At about 12:30 pm Pacific a few of the request routers became overloaded and in effect told the rest of the system “stop sending us traffic, we’re too slow!”. This transferred the load onto the remaining request routers, causing a few more of them to also become overloaded, and within minutes nearly all of the request routers were overloaded.
This cascading failure sounds exactly like that other universal network we all share: The electrical grid.
Large blackouts are cascading failures compounded by the failure of the “fuses” meant to isolate still functioning parts of the grid from the failed part.
Sounds a lot like what happened to gmail.
Interestingly the smart people at Google have recognized exactly that:
we have concluded that request routers don’t have sufficient failure isolation (i.e. if there’s a problem in one datacenter, it shouldn’t affect servers in another datacenter) and do not degrade gracefully (e.g. if many request routers are overloaded simultaneously, they all should just get slower instead of refusing to accept traffic and shifting their load).
Sounds like a good start. But what happens if a datacenter catestrofically fails. The routers stop accepting requests because they are gone ( or can’t respond ). Prepare for the next GMail failure.

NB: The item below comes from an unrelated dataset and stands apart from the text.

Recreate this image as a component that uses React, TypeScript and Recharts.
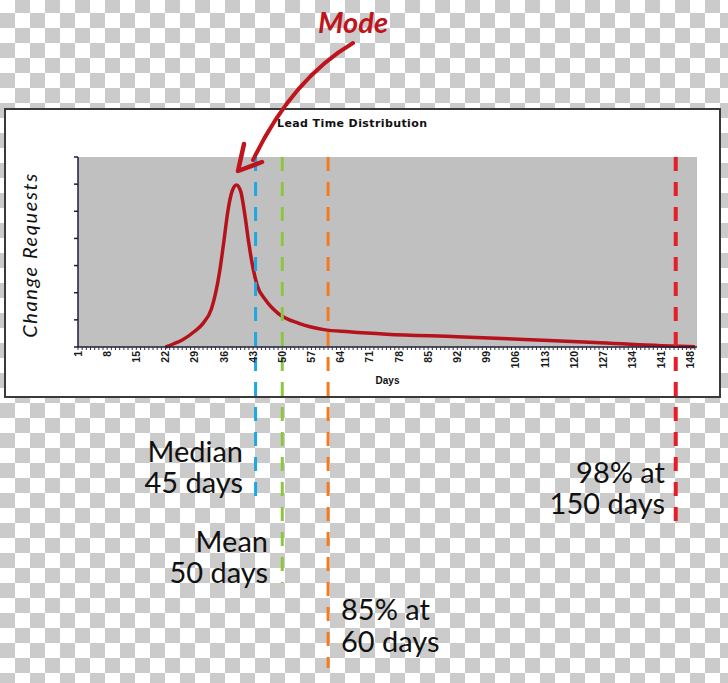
import { CartesianGrid, ComposedChart, Line, ReferenceLine, XAxis, YAxis } from 'recharts'

// lead time curve (day -> change requests)
const DAYS = [22, 24, 26, 29, 31, 33, 35, 36, 37, 38, 39, 40, 41, 42, 43, 44, 46, 49, 54, 60, 66, 75, 92, 108, 125, 141, 149]
const REQUESTS = [0, 1.2, 2.6, 5.8, 8.7, 14, 28, 39, 50.5, 57.5, 59.7, 57.5, 49, 38, 29, 22.7, 17.3, 12.4, 8.7, 6.4, 5.6, 4.7, 3.8, 2.8, 1.7, 0.5, 0.1]

const DAY_LABELS = [1, 8, 15, 22, 29, 36, 43, 50, 57, 64, 71, 78, 85, 92, 99, 106, 113, 120, 127, 134, 141, 148]
const DAY_TICKS = Array.from({ length: 149 }, (_, i) => i + 1)
const Y_TICKS = [0, 10, 20, 30, 40, 50, 60, 70]

const MARKER_NAMES = ['Median', 'Mean', '85%', '98%']
const MARKER_DAYS = [43.6, 50, 61, 144.4]

const MARKER_STYLE = [
  { color: '#1ea8e2', width: 3, drop: 156 },
  { color: '#8cc63f', width: 3, drop: 236 },
  { color: '#f47a20', width: 3, drop: 321 },
  { color: '#e3202a', width: 4, drop: 181 },
]

const data = DAYS.map((day, i) => ({ day, requests: REQUESTS[i] }))

const PLOT_H = 190
const Y_MAX = 70
const pxToUnits = (px: number) => (px / PLOT_H) * Y_MAX

function DayTick({ x, y, payload }: any) {
  if (!DAY_LABELS.includes(payload.value)) return <g />
  return (
    <text
      x={x}
      y={y}
      transform={`rotate(-90 ${x} ${y})`}
      textAnchor="end"
      dy="0.35em"
      fontSize={10.5}
      fontWeight={700}
      fontFamily="'Liberation Sans', Arial, sans-serif"
      fill="#1a1a1a"
    >
      {payload.value}
    </text>
  )
}

const noteStyle = {
  position: 'absolute' as const,
  fontFamily: 'Lato, sans-serif',
  fontSize: 29,
  lineHeight: '31px',
  color: '#111',
  whiteSpace: 'pre' as const,
}

export default function App() {
  return (
    <div
      style={{
        position: 'absolute',
        left: 0,
        top: 0,
        width: 728,
        height: 683,
        overflow: 'hidden',
        backgroundColor: '#fff',
        backgroundImage: 'repeating-conic-gradient(#cbcbcb 0% 25%, #ffffff 0% 50%)',
        backgroundSize: '30px 30px',
        backgroundPosition: '0 -2px',
      }}
    >
      <div
        style={{
          position: 'absolute',
          left: 4,
          top: 108,
          width: 713,
          height: 286,
          background: '#fff',
          border: '2px solid #3a3a3a',
        }}
      />
      <div
        style={{
          position: 'absolute',
          left: 277,
          top: 117,
          fontFamily: "'DejaVu Sans', Verdana, sans-serif",
          fontWeight: 700,
          fontSize: 11,
          letterSpacing: 0.4,
          color: '#111',
          whiteSpace: 'nowrap',
        }}
      >
        Lead Time Distribution
      </div>
      <div
        style={{
          position: 'absolute',
          left: 29,
          top: 255,
          transform: 'translate(-50%, -50%) rotate(-90deg)',
          fontFamily: 'Lato, sans-serif',
          fontStyle: 'italic',
          fontSize: 20,
          letterSpacing: 1.6,
          color: '#111',
          whiteSpace: 'nowrap',
        }}
      >
        Change Requests
      </div>

      <div style={{ position: 'absolute', left: 0, top: 0 }}>
        <ComposedChart width={728} height={683} data={data} margin={{ top: 157, right: 31, bottom: 296, left: 68 }}>
          <CartesianGrid horizontal={false} vertical={false} fill="#c0c0c0" stroke="none" />
          <XAxis
            dataKey="day"
            type="number"
            domain={[1, 149.5]}
            ticks={DAY_TICKS}
            interval={0}
            allowDataOverflow
            height={40}
            tickSize={3}
            tickMargin={1}
            tick={DayTick}
            tickLine={{ stroke: '#333' }}
            axisLine={{ stroke: '#1c1c3a', strokeWidth: 1.5 }}
            label={{
              value: 'Days',
              position: 'insideBottom',
              offset: 3,
              fontSize: 10,
              fontWeight: 700,
              fill: '#111',
              fontFamily: "'Liberation Sans', Arial, sans-serif",
            }}
          />
          <YAxis
            type="number"
            domain={[0, Y_MAX]}
            ticks={Y_TICKS}
            interval={0}
            width={10}
            tick={() => <g />}
            tickSize={4}
            tickLine={{ stroke: '#1c1c3a', strokeWidth: 1.5 }}
            axisLine={{ stroke: '#1c1c3a', strokeWidth: 1.5 }}
          />
          <Line
            type="monotone"
            dataKey="requests"
            stroke="#b5121b"
            strokeWidth={3.5}
            dot={false}
            isAnimationActive={false}
          />
          {MARKER_DAYS.map((d, i) => (
            <ReferenceLine
              key={MARKER_NAMES[i]}
              segment={[
                { x: d, y: Y_MAX },
                { x: d, y: -pxToUnits(MARKER_STYLE[i].drop) },
              ]}
              ifOverflow="visible"
              stroke={MARKER_STYLE[i].color}
              strokeWidth={MARKER_STYLE[i].width}
              strokeDasharray="14 11"
            />
          ))}
        </ComposedChart>
      </div>

      <svg width={728} height={683} style={{ position: 'absolute', left: 0, top: 0, pointerEvents: 'none' }}>
        <path d="M353 43 Q292 79 253 160" fill="none" stroke="#c0141c" strokeWidth={4} strokeLinecap="round" />
        <polyline
          points="244,144 238,171 262,162"
          fill="none"
          stroke="#c0141c"
          strokeWidth={4.5}
          strokeLinecap="round"
          strokeLinejoin="round"
        />
        <text
          x={318}
          y={33}
          fontFamily="Lato, sans-serif"
          fontStyle="italic"
          fontWeight={700}
          fontSize={29}
          fill="#c0141c"
        >
          Mode
        </text>
      </svg>

      <div style={{ ...noteStyle, right: 728 - 243, top: 435, textAlign: 'right' }}>{'Median\n45 days'}</div>
      <div style={{ ...noteStyle, right: 728 - 268, top: 525, textAlign: 'right' }}>{'Mean\n50 days'}</div>
      <div style={{ ...noteStyle, left: 341, top: 593, lineHeight: '32px' }}>{'85% at\n60 days'}</div>
      <div style={{ ...noteStyle, right: 728 - 665, top: 456, textAlign: 'right' }}>{'98% at\n150 days'}</div>
    </div>
  )
}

Modern power systems are designed to be resistant to this sort of cascading failure, but it may be unavoidable (see below). Moreover, since there is no short-term economic benefit to preventing rare large-scale failures, some observers have expressed concern that there is a tendency to erode the resilience of the network over time, which is only corrected after a major failure occurs. It has been claimed that reducing the likelihood of small outages only increases the likelihood of larger ones. In that case, the short-term economic benefit of keeping the individual customer happy increases the likelihood of large-scale blackouts.